There are a lot of cascading failures that are making homes unaffordable.

The biggest one is that the younger people don't have money. (Duh!) But a large part of why they can't afford homes comes from their personal choices. Taking out student loans that they can't afford to pay off for degrees that are often not even closely related to their careers (or actually necessary). Buying thousands of dollars worth of goods and services that are eating into their paychecks such as overpriced cars, cell phones, computers, big screen televisions. Tons of subscription services. Eating out instead of preparing their own food. They don't have enough money left at the end of the month to survive, let alone save for a downpayment.

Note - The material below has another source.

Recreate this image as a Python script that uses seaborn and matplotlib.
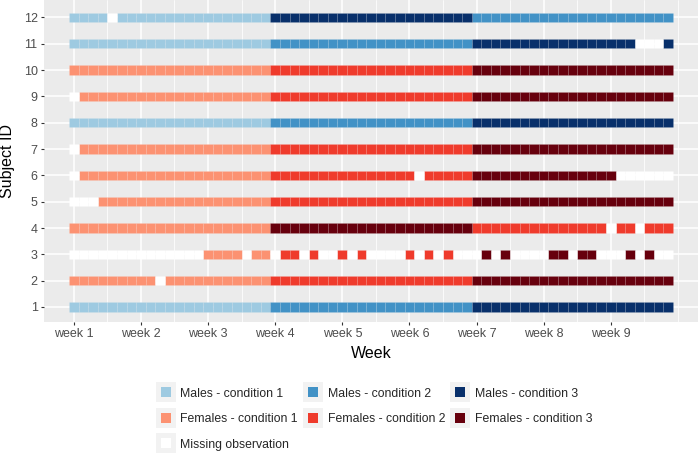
import matplotlib
matplotlib.use("Agg")
import matplotlib.pyplot as plt
from matplotlib.lines import Line2D
from matplotlib.ticker import MultipleLocator
import pandas as pd
import seaborn as sns

# subjects 1..12 (bottom to top), sex of each subject
subjects = list(range(1, 13))
sexes = ["M", "F", "F", "F", "F", "F", "F", "M", "F", "F", "M", "M"]

# one character per day (63 days, grouped by week): 1/2/3 = condition, . = missing
schedules = [
    "1111111 1111111 1111111 2222222 2222222 2222222 3333333 3333333 3333333",  # 1
    "1111111 11.1111 1111111 2222222 2222222 2222222 3333333 3333333 3333333",  # 2
    "....... ....... 1111.11 .22.2.. 2.2.... 2.2.2.. .3.3... .33.33. ..3.3..",  # 3
    "1111111 1111111 1111111 3333333 3333333 3333333 2222222 2222222 .22.222",  # 4
    "...1111 1111111 1111111 2222222 2222222 2222222 3333333 3333333 3333333",  # 5
    ".111111 1111111 1111111 2222222 2222222 2.22222 3333333 3333333 3......",  # 6
    ".111111 1111111 1111111 2222222 2222222 2222222 3333333 3333333 3333333",  # 7
    "1111111 1111111 1111111 2222222 2222222 2222222 3333333 3333333 3333333",  # 8
    ".111111 1111111 1111111 2222222 2222222 2222222 3333333 3333333 3333333",  # 9
    "1111111 1111111 1111111 2222222 2222222 2222222 3333333 3333333 3333333",  # 10
    "1111111 1111111 1111111 2222222 2222222 2222222 3333333 3333333 333...3",  # 11
    "1111.11 1111111 1111111 3333333 3333333 3333333 2222222 2222222 2222222",  # 12
]

week_starts = [1, 8, 15, 22, 29, 36, 43, 50, 57]
week_labels = ["week 1", "week 2", "week 3", "week 4", "week 5",
               "week 6", "week 7", "week 8", "week 9"]

categories = [
    "Males - condition 1", "Males - condition 2", "Males - condition 3",
    "Females - condition 1", "Females - condition 2", "Females - condition 3",
    "Missing observation",
]
colors = ["#9ECAE1", "#4292C6", "#08306B",
          "#FC9272", "#EF3B2C", "#67000D",
          "#FFFFFF"]
palette = dict(zip(categories, colors))


def build_frame() -> pd.DataFrame:
    rows = []
    sex_name = {"M": "Males", "F": "Females"}
    for subj, sex, sched in zip(subjects, sexes, schedules):
        for day, code in enumerate(sched.replace(" ", ""), start=1):
            if code == ".":
                cat = "Missing observation"
            else:
                cat = f"{sex_name[sex]} - condition {code}"
            rows.append({"subject": subj, "day": day, "category": cat})
    return pd.DataFrame(rows)


df = build_frame()

sns.set_theme(style="darkgrid", rc={
    "axes.facecolor": "#EBEBEB",
    "grid.color": "white",
    "axes.edgecolor": "#EBEBEB",
})
plt.rcParams["font.family"] = ["Liberation Sans", "DejaVu Sans"]

fig = plt.figure(figsize=(7, 4.55), dpi=100)
ax = fig.add_axes([44 / 700, 1 - 322 / 455, 654 / 700, 322 / 455])

for cat, grp in df.groupby("category"):
    ax.barh(grp["subject"], 1, left=grp["day"] - 0.5, height=0.36,
            color=palette[cat], edgecolor=(1, 1, 1, 0.12), linewidth=0.4,
            zorder=3)

ax.set_xlim(-2.11, 66.1)
ax.set_ylim(0.43, 12.66)
ax.set_xticks(week_starts, week_labels)
ax.set_yticks(subjects, [str(s) for s in subjects])
ax.xaxis.set_minor_locator(MultipleLocator(3.5, offset=1))
ax.grid(which="major", color="white", linewidth=1.1, zorder=0)
ax.grid(which="minor", axis="x", color="white", linewidth=0.55, zorder=0)
ax.set_axisbelow(True)
for s in ax.spines.values():
    s.set_visible(False)
ax.tick_params(axis="both", which="major", length=2.2, width=0.8, color="#333333",
               labelcolor="#4D4D4D", labelsize=9, pad=2.4, bottom=True, left=True)
ax.tick_params(axis="x", which="minor", length=0)
ax.set_xlabel("Week", fontsize=11.5, color="black", labelpad=4)
ax.set_ylabel("Subject ID", fontsize=11.5, color="black", labelpad=6)

# legend keys: grey key background with the tile colour on top
order = [0, 3, 6, 1, 4, 2, 5]
handles = []
for i in order:
    bg = Line2D([], [], marker="s", ms=15, color="#F2F2F2", ls="", mew=0)
    fg = Line2D([], [], marker="s", ms=7, color=colors[i], ls="", mew=0)
    handles.append((bg, fg))
fig.legend(handles, [categories[i] for i in order], loc="center",
           bbox_to_anchor=(0.534, 0.079), ncol=3, frameon=False,
           fontsize=8.8, handlelength=1.72, handleheight=1.0,
           handletextpad=0.33, columnspacing=0.4, labelspacing=1.06,
           borderaxespad=0, borderpad=0)

fig.savefig("out.png", dpi=100)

Then the housing supply has been twisted by a combination of things. Lots of people are using housing as an income and investment rather than a home is a major part. The media points to the boogey man of the institutional investors but that is a relatively small part of the problem. Management costs, repairs, and rising taxes makes for pretty thin margins for existing homes. It is anything but passive income. It is a lot of work. The bigger part is individuals grabbing them up and making "upgrades" to them to turn a quick profit make it nearly impossible to buy a "starter home" that young people would normally take on. For new construction, it takes very little additional construction cost to build a 4000 sq.ft. house than it does a 2000 sq.ft. house. Slap on some luxury finishes such as granite countertops and suddenly you are looking at $400,000 homes on the same lots that would have been half that price with lesser homes. Why would a builder even think about building something affordable? It doesn't generate nearly the profit.

The rental market has the same pressures. If you are going to build rental properties, there is no incentive to build $1000/month apartments when you can pay a tiny bit more to build $2500/month apartments on the same property.

That doesn't even touch on the issues created by what passes as city planning. They are in the business of generating tax revenue. More expensive homes that pay higher taxes will get the greenlight and anything else will just fight an endless gauntlet of resistance.

annademo's avatar

That's also how Commies/Socialists foment their revolutions. They destroy the middle class so everyone is either poor or rich. There's always way more poor and they form the cannon fodder for the subsequent bloody revolution.